The gearbox and accelerator have been tinkered with to offer a more urgent ride. Rolls calls it ‘spirited’ (see what they did there?). That said, it still provides a flawless endless pull, gear changes more like a far-off whisper than any kind of decipherable shift.
The suspension has also been tweaked to keep it flatter in the corners. But I can’t leave it just at that. Allow me to wax lyrical for a minute about Rolls-Royce’s suspension.
The drive of a Rolls is like cursive calligraphy to a regular car’s block script
The only way I can really explain it is that the drive of a Rolls is like cursive calligraphy to a regular car’s block script. When I first took my seven-year-old son out in it, he asked: “Daddy, how come you can’t feel the ground?” Rolls prides itself on its magic-carpet ride; this was one Aladdin fan who was clearly sold.

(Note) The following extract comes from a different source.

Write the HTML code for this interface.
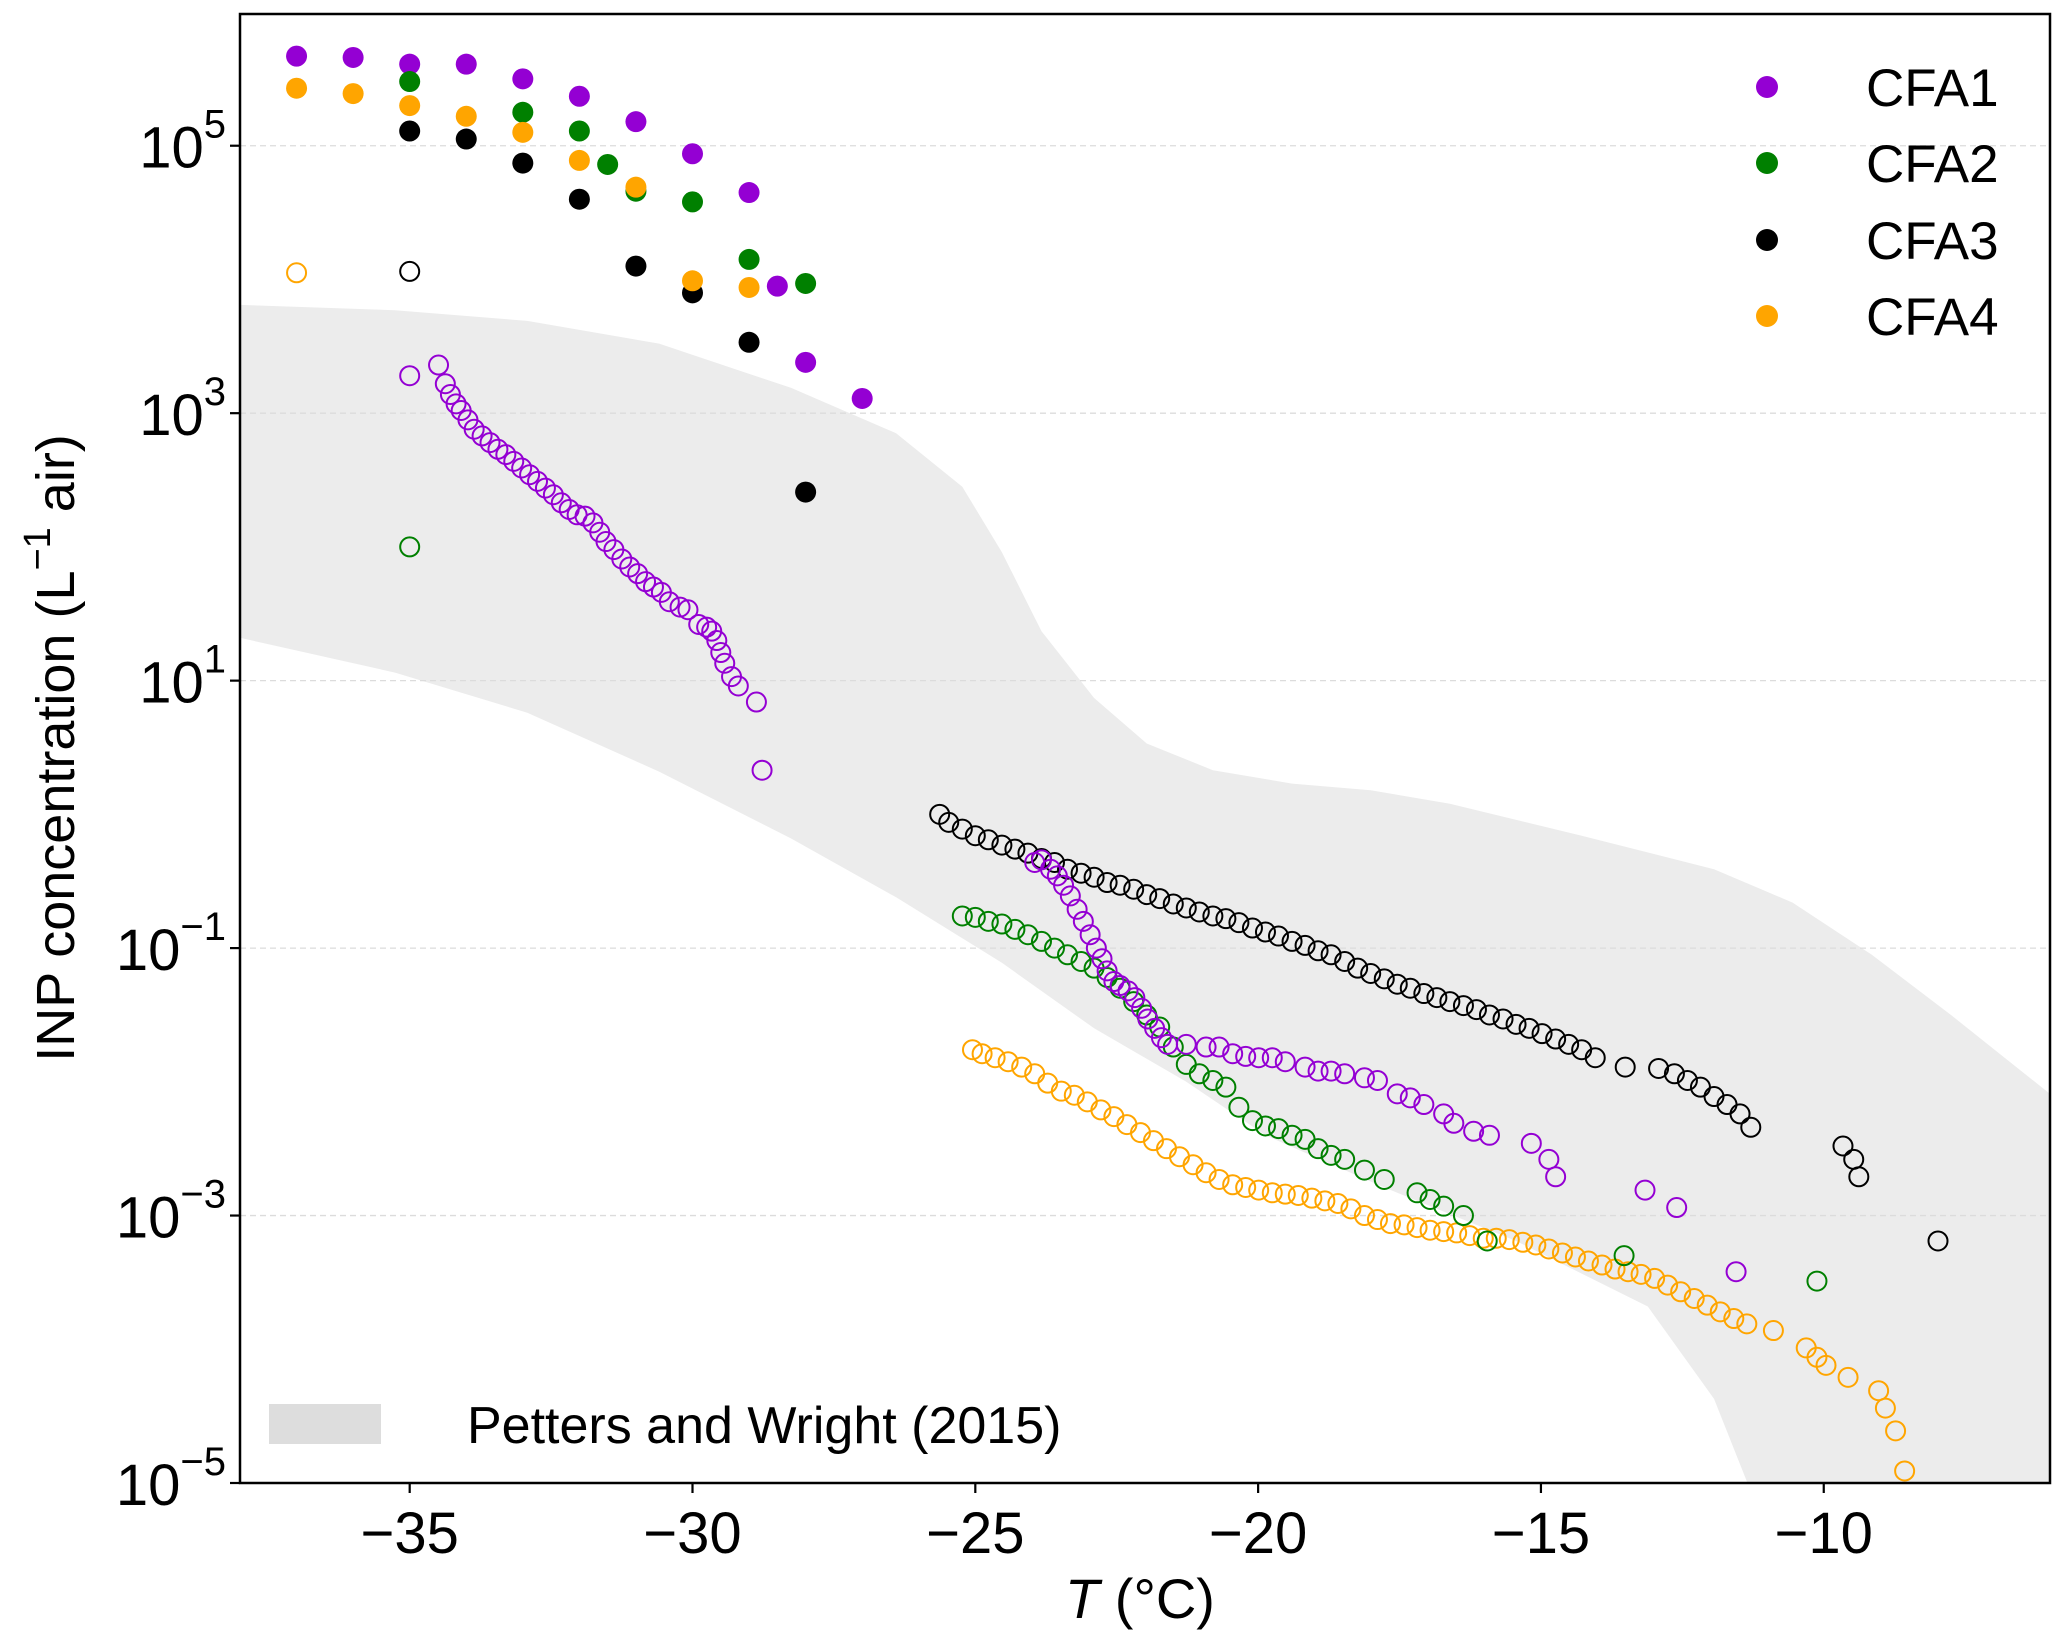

When most upmarket automotive brands make a sportier model, they just throw carbon fibre at the problem – there are usually swathes of the stuff inside from the dash to the door handles. Even in this regard, Rolls has found a way to take it up a notch.
The familiar rough diagonal weave has been replaced with a vertical pattern of aircraft-grade aluminium woven together and bonded in carbon fibre. It’s then finished with six coats of lacquer before being hand-polished. The resulting dashboard fascia is quite simply a work of art.
Speaking of which, the Rolls-Royce Bespoke Audio speaker covers look like they belong in MoMA. They’re the only punctuation to the otherwise sparse swathe of pristine leather covering the doors. And the sound quality is worthy of a recording studio.
All the greatest hits that have made modern Rollers so impressive are here – the self-righting logo in the centre of the alloys; the auto-closing rear-hinged coach doors; the umbrellas hidden inside the fenders. It’s James Bond meets Bond Street.
There are also the reassuring nods to the past – the gear selector stalk; the ‘Soft/Medium/Hard’ nomenclature of the air conditioning switch gear; the ‘Power Reserve’ instead of tachometer.
It all comes together in a massive, masterful cacophony of high-luxury. The Dawn is also just plain massive – more than 5.2m long. That’s longer than a Range Rover.
It does mean that this may be a convertible, but it is also a proper four seater. If there are just two of you, clip on the Black Badge Dawn Aero Cowling tonneau cover: a flowing fusion of leather and carbon fibre, this sporty addition helps turn the four-wheel cruiser into a two-seater roadster (in looks, at least).
There are many words that come to mind when you say ‘Rolls-Royce’ – luxurious, elegant, prodigious.
But cool? That’s not always the case. With the Black Badge, though, ‘cool’ is guaranteed.
The actual ‘black badge’ in question is an infinity sign with a line beneath. This is so very Rolls. As if infinity is not quite enough, it literally underscores it. To infinity and beyond? That’s just the Rolls-Royce way.